Оба мемориала находятся в состоянии мягкого запустения; несмотря на то, что здесь похоронены бывшие смертельные враги, нынешний вид мест их упокоения уравнивает советского и антисоветского бойца. Меланхолия, всегда сопровождающая медленное перемещение событий и людей из поля актуальности в поле забвения, примирила их. Да, если никто не заставляет общество напирать на то, что вот это прошлое важно, а это нет, что в прошлом вот это хорошее, а вот это плохое, если людей оставляют жить, как им живётся, и дают возможность иметь такую сущность, которая во многом определена местным существованием, то никакой истории и нет вовсе. Есть бесформенное прошлое и есть слабеющая близорукая память, которая отчётливо помнит, как в прошлом году городу недодали инвестиций на новый стадион, но уже с трудом разбирает, кто кого убивал в 1919-м или в 1945-м. Многие ужасаются этой инерции; признаюсь, я время от времени тоже. Но именно она делает жизнь жизнью, а не марш-броском между рождением и смертью. С другой стороны, а-историческая инерция предшествует любому историзму, ибо высечение скульптурных групп истории из камня прошлого есть результат свободного выбора – по крайней мере, для истинного европейца. Историзируя, обращая своё сознание на события минувшего, пытаясь обнаружить в них смысл и логику, выстраивая из по-броуновски движущихся дхарм интеллигибельную структуру, мы проявляем свою сущность. Ещё и ещё раз: «сущность», невозможную без «существования», то есть «жизни».

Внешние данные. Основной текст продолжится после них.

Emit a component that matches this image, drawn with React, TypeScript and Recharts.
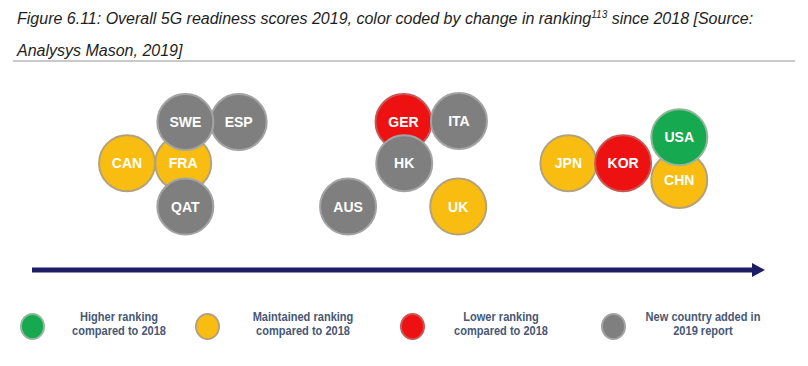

Почти любой философ и почти любая большая религия скажет, что смерть не является фактом жизни. Соответственно, она не является предметом этого текста. Оттого я и оказался на кулдигском кладбище Аннас – я искал здесь знаки жизни и нашёл их предостаточно. Если читать кладбище, как книгу, то много интересного можно обнаружить. Например, некоторые сведения об этническом составе населения города в разные десятилетия прошлого столетия. Намёки на среднюю продолжительность жизни. Историю памяти о прошлом – в её развитии, логике и нынешнем состоянии. Наконец, даже кое-что о занятиях местного населения. На кладбище Аннас я насчитал пять «профессиональных» надгробий; здесь похоронены: (а) учительница географии (на камне выбит школьный глобус), (б) тренер по шахматам (изображена доска), (в) главный лесник области (Лайма перевела мне надпись: покойный мечтает на мгновение вернуться на землю, чтобы хотя бы одним глазком взглянуть на некогда опекаемые им угодья) и (г) два милиционера (см. выше). Наверняка я что-то упустил.

Между столовой при супермаркете Elvi на улице Пилтенес и кладбищем Аннас ходьбы от двадцати минут до тридцати пяти – в зависимости от того, какой маршрут избрать. Рано или поздно все мы, кто стоит в очереди за едой, окажемся здесь, в очереди либо за бессмертием, либо за полным исчезновением, в зависимости от взглядов на устройство мира. И это как-то успокаивает: не я один такой, другие тоже прошли/идут тем же маршрутом – и никто особенно не жалуется. Так что всё хорошо. Двадцать восьмого июля две тысячи шестнадцатого года, когда я заканчиваю этот текст, жизнь в Кулдиге продолжается, как и повсюду. Что и требовалось доказать – только непонятно, кому и зачем это нужно доказывать.